We conclude, that the main differences in the multi-level governance architecture over time concern

  1. 1.

    the prevalent purpose, or goals of governance,

  2. 2.

    the prevalent governance instruments,

  3. 3.

    the relative importance of governance agencies at different levels, as well as

  4. 4.

    the prevalence of public, private, or mixed forms of governance.

Table 3 tries to provide a summarizing overview.

Table 3 Governance features of multi-level governance over time. (Source: by the authors)

One idea of the new government is to strengthen the role of civil society actors decisive in our two cases again. The case studies presented show the mobilizing efforts of local actors in phase one. In the Allgäu case, there was an early interest in RE that came to a halt due to the changing frame conditions in phase two. In particular, the case highlights what we called search efforts characteristic for radical innovations in the beginning.

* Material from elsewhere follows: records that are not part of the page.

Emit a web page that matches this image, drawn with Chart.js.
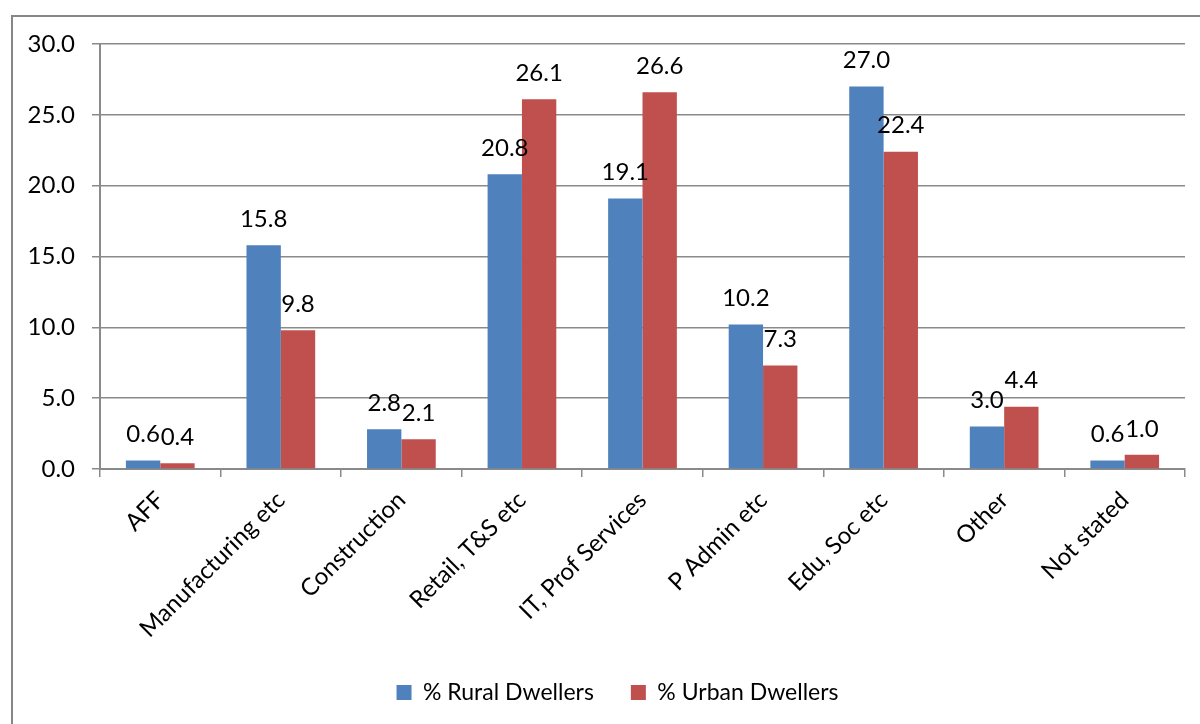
<!DOCTYPE html>
<html>
<head>
<meta charset="utf-8">
<script src="https://cdn.jsdelivr.net/npm/chart.js@4.4.0/dist/chart.umd.min.js"></script>
<style>
  html, body { margin: 0; padding: 0; background: #fff; }
  #wrap { width: 1200px; height: 724px; }
</style>
</head>
<body>
<div id="wrap"><canvas id="c" width="1200" height="724"></canvas></div>
<script>
// Industry of employment, % of workers by place of residence
const categories = ['AFF', 'Manufacturing etc', 'Construction', 'Retail, T&S etc', 'IT, Prof Services', 'P Admin etc', 'Edu, Soc etc', 'Other', 'Not stated'];
const ruralDwellers = [0.6, 15.8, 2.8, 20.8, 19.1, 10.2, 27.0, 3.0, 0.6];
const urbanDwellers = [0.4, 9.8, 2.1, 26.1, 26.6, 7.3, 22.4, 4.4, 1.0];
const seriesNames = ['% Rural Dwellers', '% Urban Dwellers'];
const yTicks = { min: 0, max: 30, step: 5 };

const FONT = 'Lato';
const GRID = '#8a8a8a';

// white page with the grey frame around the chart
const framePlugin = {
  id: 'frame',
  beforeDraw(chart) {
    const ctx = chart.ctx;
    ctx.save();
    ctx.fillStyle = '#ffffff';
    ctx.fillRect(0, 0, chart.width, chart.height);
    ctx.strokeStyle = '#878787';
    ctx.lineWidth = 2;
    ctx.strokeRect(12, 16, 1400, 900);
    ctx.restore();
  }
};

// centre the legend under the plot area rather than the whole canvas
const legendShift = {
  id: 'legendShift',
  afterLayout(chart) {
    const lg = chart.legend;
    if (!lg) return;
    const dx = 25;
    lg.left += dx;
    lg.right += dx;
  }
};

// value labels above each bar
const valueLabels = {
  id: 'valueLabels',
  afterDatasetsDraw(chart) {
    const ctx = chart.ctx;
    ctx.save();
    ctx.font = '24px ' + FONT;
    ctx.fillStyle = '#000';
    ctx.textAlign = 'center';
    ctx.textBaseline = 'middle';
    chart.data.datasets.forEach((ds, i) => {
      const meta = chart.getDatasetMeta(i);
      meta.data.forEach((bar, j) => {
        ctx.fillText(ds.data[j].toFixed(1), bar.x, bar.y - 26);
      });
    });
    ctx.restore();
  }
};

new Chart(document.getElementById('c'), {
  type: 'bar',
  data: {
    labels: categories,
    datasets: [
      { label: seriesNames[0], data: ruralDwellers, backgroundColor: '#4F81BD', categoryPercentage: 0.57, barPercentage: 1.0 },
      { label: seriesNames[1], data: urbanDwellers, backgroundColor: '#C0504D', categoryPercentage: 0.57, barPercentage: 1.0 }
    ]
  },
  options: {
    responsive: false,
    animation: false,
    layout: { padding: { top: 44, right: 15, bottom: 10, left: 0 } },
    plugins: {
      tooltip: { enabled: false },
      legend: {
        position: 'bottom',
        labels: {
          boxWidth: 15,
          boxHeight: 15,
          padding: 37,
          color: '#000',
          font: { family: FONT, size: 23 }
        }
      }
    },
    scales: {
      x: {
        grid: { display: true, drawOnChartArea: false, drawTicks: true, tickLength: 8, color: GRID, lineWidth: 1.5, offset: true },
        border: { display: true, color: GRID, width: 2 },
        ticks: {
          autoSkip: false,
          minRotation: 45,
          maxRotation: 45,
          padding: 9,
          color: '#000',
          font: { family: FONT, size: 24 }
        },
        afterFit(scale) { scale.height = 175; }
      },
      y: {
        min: yTicks.min,
        max: yTicks.max,
        grid: { color: GRID, lineWidth: 1.5, tickLength: 8 },
        border: { display: true, color: GRID, width: 2 },
        ticks: {
          stepSize: yTicks.step,
          padding: 17,
          color: '#000',
          font: { family: FONT, size: 24 },
          callback: v => v.toFixed(1)
        },
        afterFit(scale) { scale.width = 100; }
      }
    }
  },
  plugins: [framePlugin, legendShift, valueLabels]
});
</script>
</body>
</html>
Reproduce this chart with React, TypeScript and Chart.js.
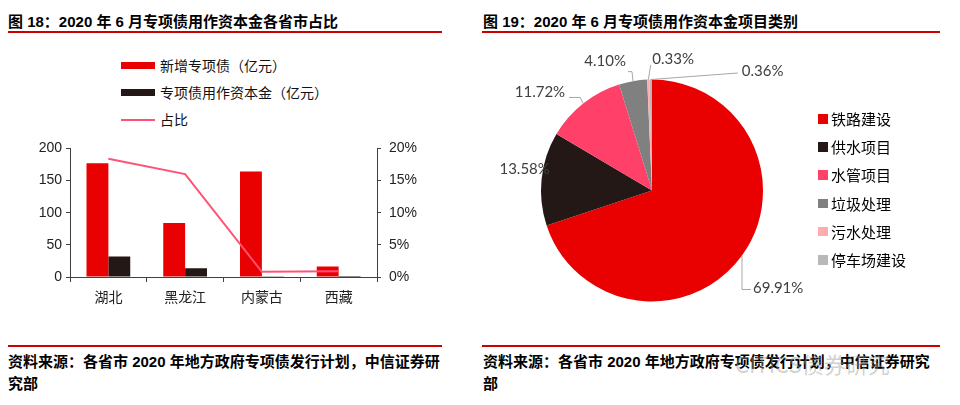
import React, { useEffect, useRef } from "react";
import { Chart, registerables } from "chart.js";

Chart.register(...registerables);

// ---- Chart 18 data ----
const provinces = ["湖北", "黑龙江", "内蒙古", "西藏"];
const newBonds = [177, 84, 164, 16.5];
const capitalUse = [32, 13.5, 1.3, 0.15];
const ratio = [0.184, 0.16, 0.008, 0.009];
const barLegend = ["新增专项债（亿元）", "专项债用作资本金（亿元）", "占比"];

// ---- Chart 19 data ----
const categories = ["铁路建设", "供水项目", "水管项目", "垃圾处理", "污水处理", "停车场建设"];
const shares = [69.91, 13.58, 11.72, 4.1, 0.33, 0.36];
const shareLabels = ["69.91%", "13.58%", "11.72%", "4.10%", "0.33%", "0.36%"];

const RED = "#E90000";
const DARK = "#231815";
const PINK_LINE = "#FF5376";
const pieColors = [RED, DARK, "#FF4169", "#808080", "#FFACB0", "#B8B8B8"];

const LATIN_CJK = "'Liberation Sans', 'Noto Sans CJK SC', sans-serif";

// label leader layout (offsets from each slice's outer edge at mid-angle)
const labelLayout = [
  { pts: [[0, 34], [9, 34]], text: [11, 33], align: "left" },
  { pts: [], text: [-17, -10], align: "center" },
  { pts: [[-3, -6], [-14, -6]], text: [-18, -11], align: "right" },
  { pts: [[-1, -9.5], [-5, -9.5]], text: [-7, -19.5], align: "right" },
  { pts: [[2.4, -14.6]], text: [4, -20.5], align: "left" },
  { pts: [[87, -6.5]], text: [91, -8], align: "left" },
];

const pieLabelPlugin = {
  id: "pieLabels",
  afterDatasetsDraw(chart: any) {
    const ctx = chart.ctx;
    const meta = chart.getDatasetMeta(0);
    ctx.save();
    meta.data.forEach((arc: any, i: number) => {
      const mid = (arc.startAngle + arc.endAngle) / 2;
      const ex = arc.x + Math.cos(mid) * arc.outerRadius;
      const ey = arc.y + Math.sin(mid) * arc.outerRadius;
      const lay = labelLayout[i];
      if (lay.pts.length) {
        ctx.beginPath();
        ctx.strokeStyle = "#A6A6A6";
        ctx.lineWidth = 1;
        ctx.moveTo(ex, ey);
        lay.pts.forEach((p: number[]) => ctx.lineTo(ex + p[0], ey + p[1]));
        ctx.stroke();
      }
      ctx.fillStyle = "#404040";
      ctx.font = "15px Lato, 'Liberation Sans', sans-serif";
      ctx.textAlign = lay.align;
      ctx.textBaseline = "middle";
      ctx.fillText(shareLabels[i], ex + lay.text[0], ey + lay.text[1]);
    });
    ctx.restore();
  },
};

function BarChart() {
  const ref = useRef<HTMLCanvasElement>(null);
  useEffect(() => {
    const axisColor = "#404040";
    const chart = new Chart(ref.current!, {
      type: "bar",
      data: {
        labels: provinces,
        datasets: [
          {
            type: "line",
            label: barLegend[2],
            data: ratio,
            yAxisID: "y1",
            borderColor: PINK_LINE,
            borderWidth: 2,
            pointRadius: 0,
            tension: 0,
            order: 0,
          } as any,
          {
            label: barLegend[0],
            data: newBonds,
            backgroundColor: RED,
            yAxisID: "y",
            categoryPercentage: 0.57,
            barPercentage: 1,
            order: 1,
          },
          {
            label: barLegend[1],
            data: capitalUse,
            backgroundColor: DARK,
            yAxisID: "y",
            categoryPercentage: 0.57,
            barPercentage: 1,
            order: 1,
          },
        ],
      },
      options: {
        responsive: false,
        animation: false,
        devicePixelRatio: 1,
        layout: { padding: { top: 3, left: 0, right: 0, bottom: 0 } },
        plugins: { legend: { display: false }, tooltip: { enabled: false } },
        scales: {
          x: {
            offset: true,
            grid: { offset: true, drawOnChartArea: false, drawTicks: true, tickLength: 5, color: axisColor },
            border: { color: axisColor, width: 1 },
            ticks: { color: "#222", padding: 8, font: { family: LATIN_CJK, size: 14 } },
            afterFit: (s: any) => { s.height = 37; },
          },
          y: {
            position: "left",
            min: 0,
            max: 200,
            ticks: { stepSize: 50, color: "#222", padding: 4, font: { family: LATIN_CJK, size: 14 } },
            grid: { drawOnChartArea: false, drawTicks: true, tickLength: 4, color: axisColor },
            border: { color: axisColor, width: 1 },
            afterFit: (s: any) => { s.width = 70; },
          },
          y1: {
            position: "right",
            min: 0,
            max: 0.2,
            ticks: {
              stepSize: 0.05,
              color: "#222",
              padding: 8,
              font: { family: LATIN_CJK, size: 14 },
              callback: (v: any) => Math.round(Number(v) * 100) + "%",
            },
            grid: { drawOnChartArea: false, drawTicks: true, tickLength: 4, color: axisColor },
            border: { color: axisColor, width: 1 },
            afterFit: (s: any) => { s.width = 63; },
          },
        },
      },
    });
    return () => chart.destroy();
  }, []);
  return <canvas ref={ref} width={440} height={182} style={{ position: "absolute", left: 0, top: 132, width: 440, height: 182 }} />;
}

function PieChart() {
  const ref = useRef<HTMLCanvasElement>(null);
  useEffect(() => {
    const chart = new Chart(ref.current!, {
      type: "pie",
      data: {
        labels: categories,
        datasets: [{ data: shares, backgroundColor: pieColors, borderWidth: 0 }],
      },
      options: {
        responsive: false,
        animation: false,
        devicePixelRatio: 1,
        layout: { padding: { left: 59, right: 177, top: 39.5, bottom: 8.5 } },
        plugins: { legend: { display: false }, tooltip: { enabled: false } },
      },
      plugins: [pieLabelPlugin],
    });
    return () => chart.destroy();
  }, []);
  return <canvas ref={ref} width={458} height={270} style={{ position: "absolute", left: 482, top: 40, width: 458, height: 270 }} />;
}

const titleStyle: React.CSSProperties = {
  position: "absolute",
  fontFamily: LATIN_CJK,
  fontWeight: "bold",
  fontSize: 15,
  color: "#000",
  whiteSpace: "nowrap",
  lineHeight: "15px",
};

const rule = (left: number, top: number, width: number) => (
  <div style={{ position: "absolute", left, top, width, height: 2, background: "#CC0000" }} />
);

export default function App() {
  const legendText: React.CSSProperties = {
    position: "absolute",
    fontFamily: "'Noto Sans CJK SC', sans-serif",
    fontSize: 14,
    lineHeight: "14px",
    color: "#111",
    whiteSpace: "nowrap",
  };
  return (
    <div style={{ position: "fixed", left: 0, top: 0, width: 960, height: 405, background: "#fff", overflow: "hidden" }}>
      {/* Left panel */}
      <div style={{ ...titleStyle, left: 8, top: 14 }}>图 18：2020 年 6 月专项债用作资本金各省市占比</div>
      {rule(8, 31, 434)}
      {/* bar legend */}
      <div style={{ position: "absolute", left: 121, top: 61.5, width: 34, height: 7, background: RED }} />
      <div style={{ ...legendText, left: 160, top: 58 }}>{barLegend[0]}</div>
      <div style={{ position: "absolute", left: 121, top: 88.5, width: 34, height: 7, background: DARK }} />
      <div style={{ ...legendText, left: 160, top: 85 }}>{barLegend[1]}</div>
      <div style={{ position: "absolute", left: 121, top: 118.5, width: 34, height: 2, background: PINK_LINE }} />
      <div style={{ ...legendText, left: 160, top: 112 }}>{barLegend[2]}</div>
      <BarChart />
      {rule(8, 345, 434)}
      <div style={{ ...titleStyle, left: 8, top: 354 }}>资料来源：各省市 2020 年地方政府专项债发行计划，中信证券研</div>
      <div style={{ ...titleStyle, left: 8, top: 376 }}>究部</div>

      {/* Right panel */}
      <div style={{ ...titleStyle, left: 483, top: 14 }}>图 19：2020 年 6 月专项债用作资本金项目类别</div>
      {rule(482, 31, 458)}
      <PieChart />
      {categories.map((c, i) => (
        <React.Fragment key={c}>
          <div style={{ position: "absolute", left: 818, top: 114 + i * 28.2, width: 9.5, height: 9.5, background: pieColors[i] }} />
          <div style={{ position: "absolute", left: 831, top: 110 + i * 28.2, fontFamily: "'Noto Sans CJK SC', sans-serif", fontSize: 15, lineHeight: "18px", color: "#000", whiteSpace: "nowrap" }}>{c}</div>
        </React.Fragment>
      ))}
      {rule(482, 345, 458)}
      <div style={{ ...titleStyle, left: 483, top: 354 }}>资料来源：各省市 2020 年地方政府专项债发行计划，中信证券研究</div>
      <div style={{ ...titleStyle, left: 483, top: 376 }}>部</div>
      <div style={{ position: "absolute", left: 735, top: 350, fontFamily: "'Noto Sans CJK SC', sans-serif", fontSize: 22, lineHeight: "26px", color: "rgba(150,150,150,0.45)", whiteSpace: "nowrap" }}>CITICS债券研究</div>
    </div>
  );
}
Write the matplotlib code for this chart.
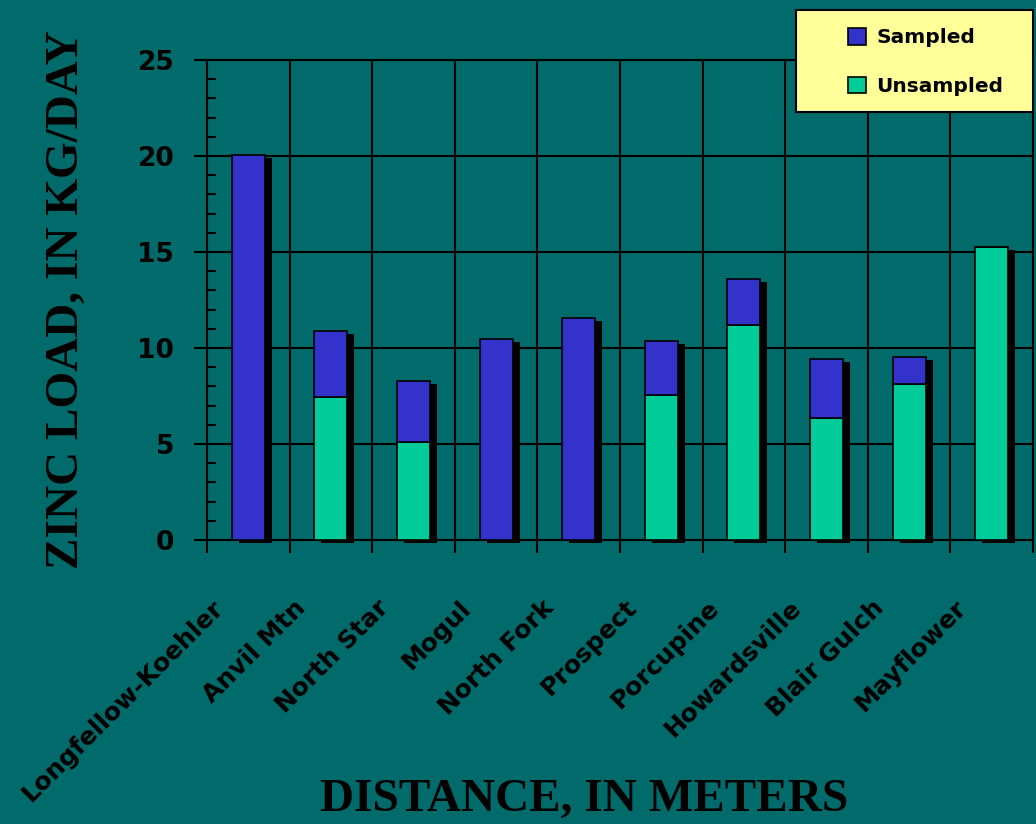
import matplotlib.pyplot as plt
import matplotlib.transforms as mtransforms
from matplotlib.patches import Rectangle
import numpy as np

# zinc loads per source area, kg/day
sites = ["Longfellow-Koehler", "Anvil Mtn", "North Star", "Mogul", "North Fork",
         "Prospect", "Porcupine", "Howardsville", "Blair Gulch", "Mayflower"]
unsampled = [0.0, 7.45, 5.1, 0.0, 0.0, 7.55, 11.2, 6.35, 8.1, 15.25]
sampled = [20.05, 3.45, 3.2, 10.45, 11.55, 2.8, 2.4, 3.08, 1.43, 0.0]

bg = "#006B6A"
blue = "#3333CC"
green = "#00CC99"
lab_font = "DejaVu Sans"
title_font = "Liberation Serif"

x = np.arange(len(sites))
total = np.array(unsampled) + np.array(sampled)

fig = plt.figure(figsize=(10.36, 8.24), dpi=100, facecolor=bg)
ax = fig.add_axes([207/1036, 284/824, 826/1036, 480/824], facecolor=bg)

# drop shadow behind each stack
ax.bar(x + 0.085, total, width=0.4, bottom=-0.16, color="black", zorder=2, clip_on=False)
ax.bar(x, unsampled, width=0.4, color=green, edgecolor="black", linewidth=1.2,
       zorder=3, label="Unsampled")
ax.bar(x, sampled, width=0.4, bottom=unsampled, color=blue, edgecolor="black",
       linewidth=1.2, zorder=3, label="Sampled")

ax.set_xlim(-0.5, 9.5)
ax.set_ylim(0, 25)
ax.set_axisbelow(True)

# y axis: labelled major ticks outward, small minor ticks inward
ax.set_yticks(np.arange(0, 26, 5))
ax.set_yticks(np.arange(0, 26, 1), minor=True)
ax.tick_params(axis="y", which="major", direction="out", length=9.5, width=1.5,
               color="black", pad=14, labelsize=19)
ax.tick_params(axis="y", which="minor", direction="in", length=6.5, width=1.5, color="black")
for t in ax.get_yticklabels():
    t.set_fontfamily(lab_font)
    t.set_fontweight("bold")

# x axis: grid at the cell borders, site names at the centres
ax.set_xticks(np.arange(-0.5, 10, 1))
ax.set_xticklabels([])
ax.set_xticks(x, minor=True)
ax.set_xticklabels(sites, minor=True, rotation=45, ha="right", va="top",
                   rotation_mode="anchor", fontsize=18, fontweight="bold",
                   fontfamily=lab_font)
ax.tick_params(axis="x", which="major", direction="out", length=9.5, width=1.5, color="black")
ax.tick_params(axis="x", which="minor", length=0, pad=40)
shift = mtransforms.ScaledTranslation(-37/100, 0, fig.dpi_scale_trans)
for t in ax.get_xticklabels(minor=True):
    t.set_transform(t.get_transform() + shift)

ax.grid(True, which="major", color="black", linewidth=1.5)
for s in ax.spines.values():
    s.set_color("black")
    s.set_linewidth(1.5)

fig.text(67/1036, 1 - 300/824, "ZINC LOAD, IN KG/DAY", rotation=90, ha="center", va="center",
         fontsize=34, fontweight="bold", fontfamily=title_font)
fig.text(584/1036, 1 - 800/824, "DISTANCE, IN METERS", ha="center", va="center",
         fontsize=34, fontweight="bold", fontfamily=title_font)

# legend box drawn separately so the entries sit indented inside it
fig.patches.append(Rectangle((796/1036, 1 - 112/824), 237/1036, 102/824,
                             transform=fig.transFigure, facecolor="#FFFF99",
                             edgecolor="black", linewidth=1.5, zorder=5))
handles, labels = ax.get_legend_handles_labels()
leg = fig.legend(handles[::-1], labels[::-1], loc="upper left",
                 bbox_to_anchor=(848/1036, 1 - 28/824), frameon=False,
                 prop={"family": lab_font, "weight": "bold", "size": 14.5},
                 handlelength=0.9, handleheight=0.9, handletextpad=0.5,
                 labelspacing=1.45, borderpad=0, borderaxespad=0)
leg.set_zorder(6)
for p in leg.get_patches():
    p.set_edgecolor("black")
    p.set_linewidth(1.2)

fig.savefig("out.png", dpi=100, facecolor=bg)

In the case’s beginning, no reliable market framework was available. It became only established over time. The Palatinate case started towards the end of the dynamic growth of RE installations in phase one and features a rather sudden end of further enlargement. The case started when in principle the contours of the market were calculable. Thanks to regulatory changes the initial calculus, the local engagement soon proved to be not viable any longer.

We can also see that in both cases, activities organized by the different levels of government on the one hand and professional project planners on the other hand have now replaced the initial mobilization efforts by local actors. Local mobilization for climate issues is surely still to be observed, but it is not oriented towards RE. We derive from the observations that a government interested in civil RE engagement has to revive the interest again and be sensitive for engagement against the plants’ installation. If there were conditions more favorable for civil RE engagement like renewed tariff agreements comparable to phase one, the actors involved would still be faced with a more differentiated regulatory structure and competitors that are more professional.